# XP Outlook to Mac Mail Program



## Evan001 (Dec 9, 2002)

Has anyone had any experience migrating their Windows Microsoft Outlook PST files to Apple's Mail program.

How did you do it?

Any help would be much appreciated.

Thanks, 

Evan


----------



## Gnomo (Dec 10, 2002)

I have done this...and it was ugly.  Had to read some really bad english and try to figure out what I was supposed to do.  Plus I lost all of my attachments.  (Stupid Perl script that only extracted text  )

Anywho, there seem to be some better options now.  SourceForge has a project for a program that will convert .pst files to the unix standard mbox, which can be imported in Mail 1.2.2 or Entourage (if you only have OS X.1) and then you can import from Entourage to mail.

Here is the link http://sourceforge.net/projects/ol2mbox/

I have aslo heard that you can use Mozilla's mail (on your windows box) to import from the .pst file and export to mbox.  I haven't tried that yet, but every windows box could use Mozilla, so even if it doesn't work, it is still worth the download.

If you search the internet for outlook to unix, you will find a great deal of websites that mention installing an IMAP server on your unix  box (aka Mac) and then move your messages that way...but that is way to complicated for me.


----------



## tomi12619 (Apr 4, 2005)

Hi Guys who has migration question, dilemmas,

I have found this website and let me say another version for outlook to mac mail.

firstly The Bat! (www.ritlabs.com) can import the outlook mailboxes. Secondly with The Bat! you can export into unix mailbox format. If i am not mistaken - I haven't got apple maschine, 'cos here in Hungary just few ppl has it - the Mac mail can import from unix mailbox format...

I hope I didn't say stupid ideas, but give it a try...

With love: Tomi



			
				Gnomo said:
			
		

> I have done this...and it was ugly.  Had to read some really bad english and try to figure out what I was supposed to do.  Plus I lost all of my attachments.  (Stupid Perl script that only extracted text  )
> 
> Anywho, there seem to be some better options now.  SourceForge has a project for a program that will convert .pst files to the unix standard mbox, which can be imported in Mail 1.2.2 or Entourage (if you only have OS X.1) and then you can import from Entourage to mail.
> 
> ...


----------



## Decado (Apr 4, 2005)

i went through the same pain a couple of months ago. search the "How to" forum and you will find the answer


----------



## yokozmima (Dec 19, 2007)

The best way I have found to move downloaded email is through setting up a small IMAP server. 

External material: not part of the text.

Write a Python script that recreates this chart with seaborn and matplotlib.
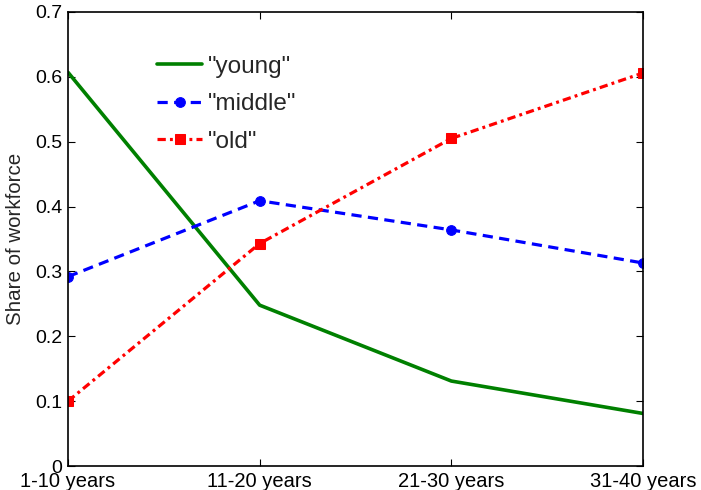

Step 1: Download and install hMailServer from http://www.hmailserver.com/
It's quick and real simple. (it's free)
Step 2: Setup the IMAP server by adding a fake domain (domain.corp) and add a user. (Remember to disable the Windows firewall or open the IMAP ports so client can connect) 
Step 3: Add the IMAP account to both the mail software on the mac and on the windows computers (use the IP address of the PC with the mail software for the IMAP server)
Step 4: Now drag and drop the emails you need to transfer in to the IMAP inbox (addition folders can be added if need be)
Step 5: Drag and drop the emails off the IMAP box to the destination mailbox.

Using this method can be a life saver if their are multiple email boxes or multiple computers that need to be transfered. Since IMAP is universal this same method could be used for most any other OSs like Linux. And finally if the computers are not on the LAN together you could do this across the WAN, but that may take a while.

... Happy transfering


----------



## Kees Buijs (Dec 19, 2007)

yokozmima said:


> The best way I have found to move downloaded email is through setting up a small IMAP server.

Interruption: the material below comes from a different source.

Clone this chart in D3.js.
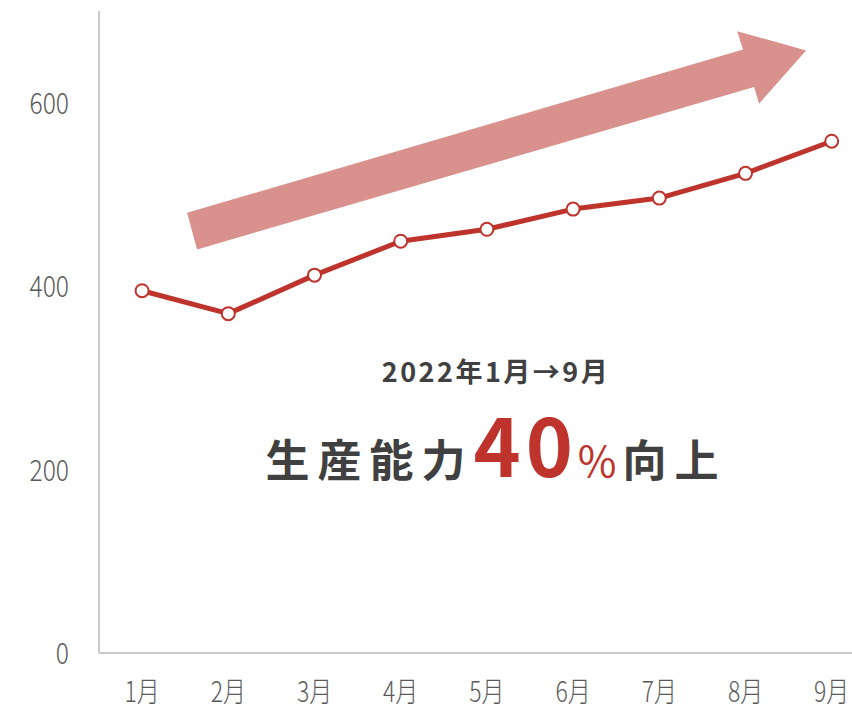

Even better switch to IMAP all the way. This allows you too access your mail around the globe and with multiple computers (simultanously). As IMAP is stored on the MAIL server, crashing your computer does not lead to lost mails as they are still on the mailserver. Ofcourse backups are still needed as also the mailserver can crash, but as that is in general a dedicated system, the change that a crash happens is small.

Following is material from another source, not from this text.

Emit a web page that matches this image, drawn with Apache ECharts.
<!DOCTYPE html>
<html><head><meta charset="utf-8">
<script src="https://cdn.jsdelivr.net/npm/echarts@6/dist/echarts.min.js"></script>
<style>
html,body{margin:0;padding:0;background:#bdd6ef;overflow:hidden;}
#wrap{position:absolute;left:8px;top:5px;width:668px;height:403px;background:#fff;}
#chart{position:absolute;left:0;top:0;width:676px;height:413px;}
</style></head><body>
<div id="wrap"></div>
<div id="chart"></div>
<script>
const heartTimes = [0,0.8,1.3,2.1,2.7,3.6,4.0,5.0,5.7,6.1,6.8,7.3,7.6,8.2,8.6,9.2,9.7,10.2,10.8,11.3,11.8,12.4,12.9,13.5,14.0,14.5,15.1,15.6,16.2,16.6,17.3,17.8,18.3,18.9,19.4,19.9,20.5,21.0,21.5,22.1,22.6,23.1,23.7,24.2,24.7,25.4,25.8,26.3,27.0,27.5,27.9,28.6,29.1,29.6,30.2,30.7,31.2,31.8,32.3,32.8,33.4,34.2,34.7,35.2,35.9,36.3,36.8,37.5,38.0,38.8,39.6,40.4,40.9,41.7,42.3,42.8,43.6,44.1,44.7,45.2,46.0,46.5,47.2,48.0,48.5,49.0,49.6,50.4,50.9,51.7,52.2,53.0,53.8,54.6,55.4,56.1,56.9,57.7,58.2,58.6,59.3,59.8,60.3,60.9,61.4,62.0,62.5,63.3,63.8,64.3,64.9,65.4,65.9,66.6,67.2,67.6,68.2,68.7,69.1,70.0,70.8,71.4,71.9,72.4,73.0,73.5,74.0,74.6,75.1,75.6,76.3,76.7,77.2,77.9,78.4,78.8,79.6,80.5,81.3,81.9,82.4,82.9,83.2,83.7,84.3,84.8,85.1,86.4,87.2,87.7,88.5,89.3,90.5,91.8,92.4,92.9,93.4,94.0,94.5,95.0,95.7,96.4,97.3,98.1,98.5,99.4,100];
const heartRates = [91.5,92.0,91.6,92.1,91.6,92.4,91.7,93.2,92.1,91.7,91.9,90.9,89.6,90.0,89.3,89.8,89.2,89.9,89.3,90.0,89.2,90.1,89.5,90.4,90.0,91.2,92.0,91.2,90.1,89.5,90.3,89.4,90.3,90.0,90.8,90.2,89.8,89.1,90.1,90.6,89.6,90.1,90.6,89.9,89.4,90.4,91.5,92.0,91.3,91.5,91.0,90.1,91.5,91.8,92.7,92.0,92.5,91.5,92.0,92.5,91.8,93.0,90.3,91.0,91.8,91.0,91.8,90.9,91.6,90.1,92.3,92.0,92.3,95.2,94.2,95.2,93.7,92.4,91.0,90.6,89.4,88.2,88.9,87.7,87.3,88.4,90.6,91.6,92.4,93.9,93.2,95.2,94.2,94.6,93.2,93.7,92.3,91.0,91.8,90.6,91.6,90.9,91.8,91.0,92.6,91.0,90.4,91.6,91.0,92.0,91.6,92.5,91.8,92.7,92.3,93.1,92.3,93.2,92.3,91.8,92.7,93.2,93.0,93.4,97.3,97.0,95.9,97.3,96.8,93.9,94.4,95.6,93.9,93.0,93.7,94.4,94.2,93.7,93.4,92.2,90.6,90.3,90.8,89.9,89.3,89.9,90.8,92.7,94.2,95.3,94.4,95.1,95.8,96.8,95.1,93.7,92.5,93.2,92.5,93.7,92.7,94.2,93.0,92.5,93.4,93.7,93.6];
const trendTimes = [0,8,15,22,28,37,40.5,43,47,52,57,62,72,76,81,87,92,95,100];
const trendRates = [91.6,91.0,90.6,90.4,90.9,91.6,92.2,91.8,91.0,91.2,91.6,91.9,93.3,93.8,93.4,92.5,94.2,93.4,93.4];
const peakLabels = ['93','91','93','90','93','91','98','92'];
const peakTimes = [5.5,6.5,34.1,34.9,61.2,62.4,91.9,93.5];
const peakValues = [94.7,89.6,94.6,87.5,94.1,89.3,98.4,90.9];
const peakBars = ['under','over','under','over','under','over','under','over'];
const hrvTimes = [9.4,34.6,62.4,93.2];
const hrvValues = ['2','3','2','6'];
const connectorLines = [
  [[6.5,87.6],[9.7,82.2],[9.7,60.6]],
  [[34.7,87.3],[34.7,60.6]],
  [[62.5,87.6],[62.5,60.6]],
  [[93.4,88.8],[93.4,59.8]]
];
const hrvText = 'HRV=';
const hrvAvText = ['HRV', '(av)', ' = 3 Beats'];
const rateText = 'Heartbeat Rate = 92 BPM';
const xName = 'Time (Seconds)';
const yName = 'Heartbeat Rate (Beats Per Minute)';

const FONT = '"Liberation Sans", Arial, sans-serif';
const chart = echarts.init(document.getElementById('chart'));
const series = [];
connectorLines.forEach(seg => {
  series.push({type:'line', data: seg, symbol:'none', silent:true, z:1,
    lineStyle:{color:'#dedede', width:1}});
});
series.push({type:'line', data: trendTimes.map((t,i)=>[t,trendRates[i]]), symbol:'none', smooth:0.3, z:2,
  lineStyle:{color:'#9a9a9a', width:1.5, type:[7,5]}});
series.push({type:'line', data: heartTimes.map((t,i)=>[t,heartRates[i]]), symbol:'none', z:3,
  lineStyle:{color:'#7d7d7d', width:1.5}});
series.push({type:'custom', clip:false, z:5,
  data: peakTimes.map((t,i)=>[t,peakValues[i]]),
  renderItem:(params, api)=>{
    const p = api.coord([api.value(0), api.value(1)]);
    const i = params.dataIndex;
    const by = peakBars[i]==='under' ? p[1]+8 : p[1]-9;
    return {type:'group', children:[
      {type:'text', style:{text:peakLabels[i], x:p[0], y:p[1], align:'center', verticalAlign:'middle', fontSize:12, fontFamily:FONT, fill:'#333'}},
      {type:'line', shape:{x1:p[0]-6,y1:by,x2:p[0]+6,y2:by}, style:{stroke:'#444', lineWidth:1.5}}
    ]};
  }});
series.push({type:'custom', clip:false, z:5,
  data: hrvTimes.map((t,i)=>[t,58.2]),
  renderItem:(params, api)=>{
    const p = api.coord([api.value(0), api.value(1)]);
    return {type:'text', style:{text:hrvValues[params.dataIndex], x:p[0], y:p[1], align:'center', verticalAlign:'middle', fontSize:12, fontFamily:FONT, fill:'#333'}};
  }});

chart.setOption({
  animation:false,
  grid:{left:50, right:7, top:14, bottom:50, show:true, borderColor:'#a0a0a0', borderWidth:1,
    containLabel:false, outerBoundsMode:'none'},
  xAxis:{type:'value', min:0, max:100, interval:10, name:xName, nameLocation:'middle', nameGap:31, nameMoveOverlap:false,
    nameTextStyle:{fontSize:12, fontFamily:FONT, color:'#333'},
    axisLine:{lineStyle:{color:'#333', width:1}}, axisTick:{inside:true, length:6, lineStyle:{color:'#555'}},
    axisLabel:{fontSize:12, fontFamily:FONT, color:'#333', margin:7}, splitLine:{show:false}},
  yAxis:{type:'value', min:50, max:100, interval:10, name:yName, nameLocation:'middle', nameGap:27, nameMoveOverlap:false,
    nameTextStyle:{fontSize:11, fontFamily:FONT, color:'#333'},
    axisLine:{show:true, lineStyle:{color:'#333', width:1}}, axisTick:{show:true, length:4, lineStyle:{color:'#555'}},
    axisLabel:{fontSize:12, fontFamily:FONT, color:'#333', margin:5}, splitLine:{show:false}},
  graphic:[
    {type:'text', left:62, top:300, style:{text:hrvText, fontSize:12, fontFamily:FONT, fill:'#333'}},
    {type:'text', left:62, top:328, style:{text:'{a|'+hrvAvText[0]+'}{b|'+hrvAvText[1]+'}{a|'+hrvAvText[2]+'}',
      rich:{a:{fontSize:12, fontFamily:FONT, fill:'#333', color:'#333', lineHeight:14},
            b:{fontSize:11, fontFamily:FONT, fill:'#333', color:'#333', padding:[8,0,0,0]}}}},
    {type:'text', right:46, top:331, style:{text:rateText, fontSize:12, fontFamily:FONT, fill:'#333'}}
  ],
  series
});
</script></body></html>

I use it a couple of years now and would know how do handle my mail without IMAP.


Good luck, Kees


----------



## paulkatzoff (Jul 30, 2009)

It should work


----------



## Randy Singer (Jul 31, 2009)

Since it is very common for folks to have used Outlook on their old Windows machine, there are a ton of different schemes, and utilities, that folks have developed in order to get data from Outlook onto their Macintosh.  Here are the ones that I know of.  Note that if you have just purchased a new Macintosh that you can simply have your local Apple store do it for you for free.

The cheapest way to move your e-mail from Outlook to your Macintosh is to download the free open source e-mail program Thunderbird for Windows onto the old computer,
http://www.mozilla.com/en-US/thunderbird/features.html
export all of your Outlook mail into Thunderbird, copy the Thunderbird folder to your new Macintosh and then import the whole thing into Apple's Mail. All the translators are in these programs to make the transfer mostly seamless.

Contact This (FREE, to transfer addressbook from Outlook to Mail)
http://www.pariahware.com/contactthis.shtml

For moving e-mail and other data from Outlook to Macintosh:
Outlook2Mac ($10)
http://www.littlemachines.com

Emailchemy ($29.50)
http://www.weirdkid.com/products/emailchemy/

Move2Mac $50 (includes special high speed USB migration cable)
http://www.detto.com/mac-file-transfer.html

Free data transfer from your old PC at an Apple Store!
http://www.apple.com/getamac/faq/
Scroll down to How Do I Move My Files To A Mac?


----------



## bbrice (Feb 24, 2010)

Try using third party softwares for this purpose. Pst converter pro is good option. Link here www.pstconverterpro.com.


----------



## pstporter (Dec 1, 2010)

PST Converter Pro V 1.3 is released with much more new features.


----------



## Nomor (Feb 8, 2011)

I ended up migrating outlook to thunderbird, then used the hmail server to pull the messages over.  I migrated the mail to thunderbird because when using outlook xp and the hmail server all my attachments were "saved" as winmail.dat

Migrating them to thunderbird first, then saving the e-mails on my dummy hmail server did not cause that error

Thanks for all the help in this forum


----------